How American Politics Went Insane

Or: what that nasty old "establishment" actually did...

Parties, machines, and hacks may not have been pretty, but they did their job—so well that the country forgot why it needed them. Politics seemed almost to organize itself, but only because the middlemen recruited and nurtured political talent, vetted candidates for competence and loyalty, gathered and dispensed money, built bases of donors and supporters, forged coalitions, bought off antagonists, mediated disputes, brokered compromises, and greased the skids to turn those compromises into law. Though sometimes arrogant, middlemen were not generally elitist.

And...

The switch to direct primaries, in which contenders generally self-recruit and succeed or fail on their own account, has produced more oddball and extreme challengers and thereby made general elections less competitive. “A series of reforms that were intended to create more open and less ‘insider’ dominated elections actually produced more entrenched politicians,” Carson and Roberts write. The paradoxical result is that members of Congress today are simultaneously less responsive to mainstream interests and harder to dislodge.

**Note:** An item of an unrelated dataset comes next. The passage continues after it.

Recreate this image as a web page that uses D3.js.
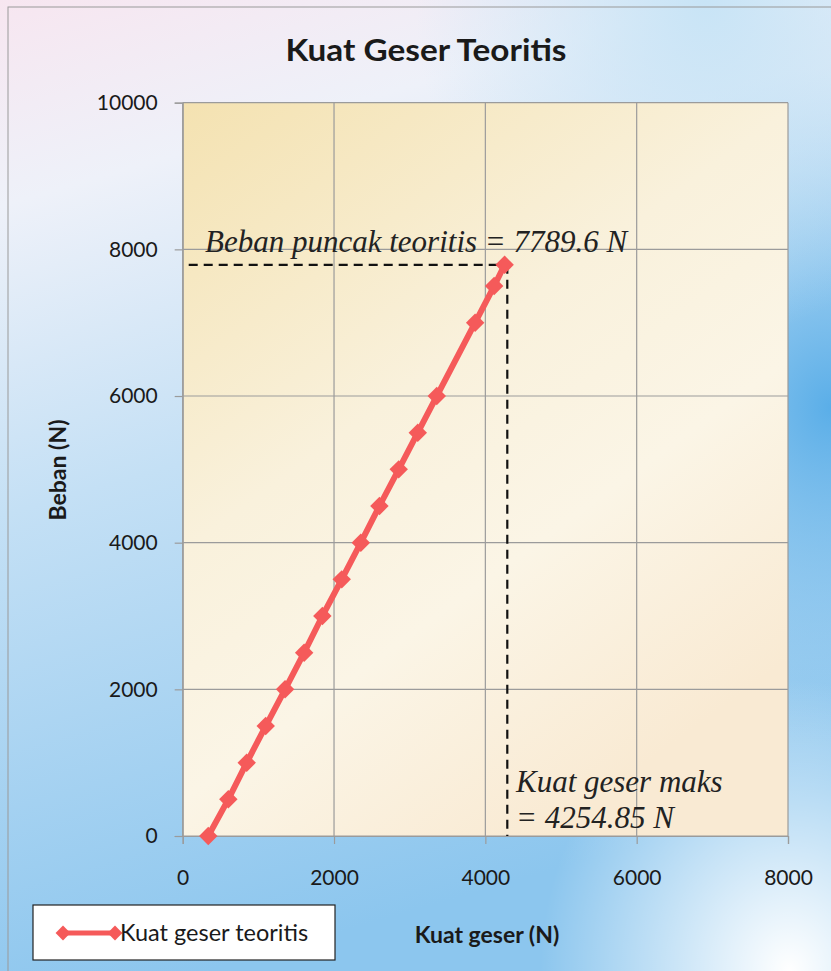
<!DOCTYPE html>
<html>
<head>
<meta charset="utf-8">
<script src="https://cdn.jsdelivr.net/npm/d3@7"></script>
<style>
html,body{margin:0;padding:0;background:#fff;}
svg{display:block;}
</style>
</head>
<body>
<svg id="chart" width="831" height="971"></svg>
<script>
// ---- data ----
const loadValues = [0, 500, 1000, 1500, 2000, 2500, 3000, 3500, 4000, 4500, 5000, 5500, 6000, 7000, 7500, 7789.6];
const shearValues = [338, 603, 846, 1097, 1353, 1605, 1846, 2102, 2354, 2600, 2855, 3107, 3358, 3865, 4116, 4254.85];
const xTicks = [0, 2000, 4000, 6000, 8000];
const yTicks = [0, 2000, 4000, 6000, 8000, 10000];
const seriesName = "Kuat geser teoritis";
const titleText = "Kuat Geser Teoritis";
const xLabel = "Kuat geser (N)";
const yLabel = "Beban (N)";
const peakLoad = 7789.6;
const peakShearGuide = 4290;
const annoTop = "Beban puncak teoritis = 7789.6 N";
const annoBottom = ["Kuat geser maks", "= 4254.85 N"];

const svg = d3.select("#chart");
const W = 831, H = 971;
const m = {left: 182.7, right: 788, top: 102.7, bottom: 836};

const defs = svg.append("defs");
// background gradients
const bg = defs.append("linearGradient").attr("id","bg").attr("x1","0").attr("y1","0").attr("x2","0.25").attr("y2","1");
bg.append("stop").attr("offset","0").attr("stop-color","#f7e6f0");
bg.append("stop").attr("offset","0.2").attr("stop-color","#eef1f9");
bg.append("stop").attr("offset","0.5").attr("stop-color","#c4e0f5");
bg.append("stop").attr("offset","1").attr("stop-color","#8cc6ee");
const rb = defs.append("radialGradient").attr("id","rb").attr("cx","1").attr("cy","0.42").attr("r","0.35");
rb.append("stop").attr("offset","0").attr("stop-color","#5aaee8").attr("stop-opacity","1");
rb.append("stop").attr("offset","1").attr("stop-color","#8cc6ee").attr("stop-opacity","0");
const wb = defs.append("radialGradient").attr("id","wb").attr("cx","0.95").attr("cy","1").attr("r","0.3");
wb.append("stop").attr("offset","0").attr("stop-color","#ffffff").attr("stop-opacity","1");
wb.append("stop").attr("offset","1").attr("stop-color","#ffffff").attr("stop-opacity","0");
const tr = defs.append("radialGradient").attr("id","tr").attr("cx","0.85").attr("cy","0").attr("r","0.35");
tr.append("stop").attr("offset","0").attr("stop-color","#c8e4f6").attr("stop-opacity","1");
tr.append("stop").attr("offset","1").attr("stop-color","#c8e4f6").attr("stop-opacity","0");
// plot gradient
const pg = defs.append("linearGradient").attr("id","pg").attr("x1","0").attr("y1","0").attr("x2","0.6").attr("y2","1");
pg.append("stop").attr("offset","0").attr("stop-color","#f4e2b1");
pg.append("stop").attr("offset","0.45").attr("stop-color","#f9f1dc");
pg.append("stop").attr("offset","0.7").attr("stop-color","#fbf5e6");
pg.append("stop").attr("offset","1").attr("stop-color","#f9ead3");

svg.append("rect").attr("x",0).attr("y",0).attr("width",W).attr("height",H).attr("fill","url(#bg)");
svg.append("rect").attr("x",0).attr("y",0).attr("width",W).attr("height",H).attr("fill","url(#rb)");
svg.append("rect").attr("x",0).attr("y",0).attr("width",W).attr("height",H).attr("fill","url(#tr)");
svg.append("rect").attr("x",0).attr("y",0).attr("width",W).attr("height",H).attr("fill","url(#wb)");
svg.append("rect").attr("x",8).attr("y",7).attr("width",W).attr("height",H).attr("fill","none").attr("stroke","#9a9a9a").attr("stroke-width",1);

const x = d3.scaleLinear().domain([0, 8000]).range([m.left, m.right]);
const y = d3.scaleLinear().domain([0, 10000]).range([m.bottom, m.top]);

// plot area
svg.append("rect").attr("x",m.left).attr("y",m.top).attr("width",m.right-m.left).attr("height",m.bottom-m.top)
  .attr("fill","url(#pg)");

// grid
const grid = svg.append("g").attr("stroke","#9b9b9b").attr("stroke-width",1.2);
yTicks.forEach(v => grid.append("line").attr("x1",m.left).attr("x2",m.right).attr("y1",y(v)).attr("y2",y(v)));
xTicks.forEach(v => grid.append("line").attr("y1",m.top).attr("y2",m.bottom).attr("x1",x(v)).attr("x2",x(v)));

// axes
const fontUI = "Lato, 'Open Sans', sans-serif";
const yAxis = svg.append("g").attr("transform",`translate(${m.left},0)`)
  .call(d3.axisLeft(y).tickValues(yTicks).tickSize(8).tickPadding(17).tickFormat(d3.format("d")));
const xAxis = svg.append("g").attr("transform",`translate(0,${m.bottom})`)
  .call(d3.axisBottom(x).tickValues(xTicks).tickSize(8).tickPadding(26).tickFormat(d3.format("d")));
[yAxis, xAxis].forEach(a => {
  a.select(".domain").attr("stroke","#9b9b9b").attr("stroke-width",1.2);
  a.selectAll(".tick line").attr("stroke","#9b9b9b").attr("stroke-width",1.2);
  a.selectAll(".tick text").attr("fill","#1a1a1a").style("font-family",fontUI).style("font-size","21px");
});

// dashed guides
const guide = svg.append("g").attr("stroke","#111").attr("stroke-width",2.2).attr("stroke-dasharray","9,6").attr("fill","none");
guide.append("line").attr("x1",m.left+6).attr("x2",x(peakShearGuide)).attr("y1",y(peakLoad)).attr("y2",y(peakLoad));
guide.append("line").attr("x1",x(peakShearGuide)).attr("x2",x(peakShearGuide)).attr("y1",y(peakLoad)).attr("y2",m.bottom);

// series
const data = loadValues.map((l,i)=>({x:shearValues[i], y:l}));
const red = "#f55a5a";
svg.append("path").datum(data)
  .attr("d", d3.line().x(d=>x(d.x)).y(d=>y(d.y)))
  .attr("fill","none").attr("stroke",red).attr("stroke-width",6).attr("stroke-linejoin","round");
const diamond = d3.symbol().type(d3.symbolSquare).size(170);
svg.append("g").selectAll("path").data(data).join("path")
  .attr("d", diamond).attr("transform", d=>`translate(${x(d.x)},${y(d.y)}) rotate(45)`).attr("fill",red);

// annotations
const serif = "'Liberation Serif', 'DejaVu Serif', serif";
const annoStyle = t => t.style("font-family",serif).style("font-style","italic").style("font-size","31px").attr("fill","#222");
svg.append("text").attr("x",205).attr("y",252).text(annoTop).call(annoStyle);
svg.append("text").attr("x",516).attr("y",792).text(annoBottom[0]).call(annoStyle);
svg.append("text").attr("x",516).attr("y",828).text(annoBottom[1]).call(annoStyle);

// title
svg.append("text").attr("x",426).attr("y",61).attr("text-anchor","middle").text(titleText)
  .attr("textLength",281).attr("lengthAdjust","spacingAndGlyphs")
  .style("font-family",fontUI).style("font-weight","bold").style("font-size","30px").attr("fill","#1a1a1a");
// axis titles
svg.append("text").attr("x",487).attr("y",943).attr("text-anchor","middle").text(xLabel)
  .style("font-family",fontUI).style("font-weight","bold").style("font-size","23px").attr("fill","#1a1a1a");
svg.append("text").attr("transform","translate(66,470) rotate(-90)").attr("text-anchor","middle").text(yLabel)
  .style("font-family",fontUI).style("font-weight","bold").style("font-size","23px").attr("fill","#1a1a1a");

// legend
const lg = svg.append("g");
lg.append("rect").attr("x",33).attr("y",905).attr("width",302).attr("height",55).attr("fill","#fff").attr("stroke","#222").attr("stroke-width",1.2);
lg.append("line").attr("x1",63).attr("x2",115).attr("y1",933).attr("y2",933).attr("stroke",red).attr("stroke-width",5);
const legDiamond = d3.symbol().type(d3.symbolSquare).size(110);
[63,115].forEach(px => lg.append("path").attr("d",legDiamond).attr("transform",`translate(${px},933) rotate(45)`).attr("fill",red));
lg.append("text").attr("x",120).attr("y",941).text(seriesName)
  .style("font-family",fontUI).style("font-size","23.5px").attr("fill","#1a1a1a");
</script>
</body>
</html>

Was the switch to direct public nomination a net benefit or drawback? The answer to that question is subjective. But one effect is not in doubt: Institutionalists have less power than ever before to protect loyalists who play well with other politicians, or who take a tough congressional vote for the team, or who dare to cross single-issue voters and interests; and they have little capacity to fend off insurgents who owe nothing to anybody. Walled safely inside their gerrymandered districts, incumbents are insulated from general-election challenges that might pull them toward the political center, but they are perpetually vulnerable to primary challenges from extremists who pull them toward the fringes. Everyone worries about being the next Eric Cantor, the Republican House majority leader who, in a shocking upset, lost to an unknown Tea Partier in his 2014 primary. Legislators are scared of voting for anything that might increase the odds of a primary challenge, which is one reason it is so hard to raise the debt limit or pass a budget.

So much goodness in there:

Using polls and focus groups, Hibbing and Theiss-Morse found that between 25 and 40 percent of Americans (depending on how one measures) have a severely distorted view of how government and politics are supposed to work. I think of these people as “politiphobes,” because they see the contentious give-and-take of politics as unnecessary and distasteful. Specifically, they believe that obvious, commonsense solutions to the country’s problems are out there for the plucking. The reason these obvious solutions are not enacted is that politicians are corrupt, or self-interested, or addicted to unnecessary partisan feuding. Not surprisingly, politiphobes think the obvious, commonsense solutions are the sorts of solutions that they themselves prefer. But the more important point is that they do not acknowledge that meaningful policy disagreement even exists. From that premise, they conclude that all the arguing and partisanship and horse-trading that go on in American politics are entirely unnecessary. Politicians could easily solve all our problems if they would only set aside their craven personal agendas.

One thought on “How American Politics Went Insane

  1. John Weiss

    Hello, Cleek

    I am weary of politics. I know who I’ll vote for. Gods save us from Pol overload. I’m gonna man the Dem’s office here in red, red Curry County ’til the elections are done.

    But, what can I say? I’m tired of the whole mess. Come the votefest this November, I’m outta there.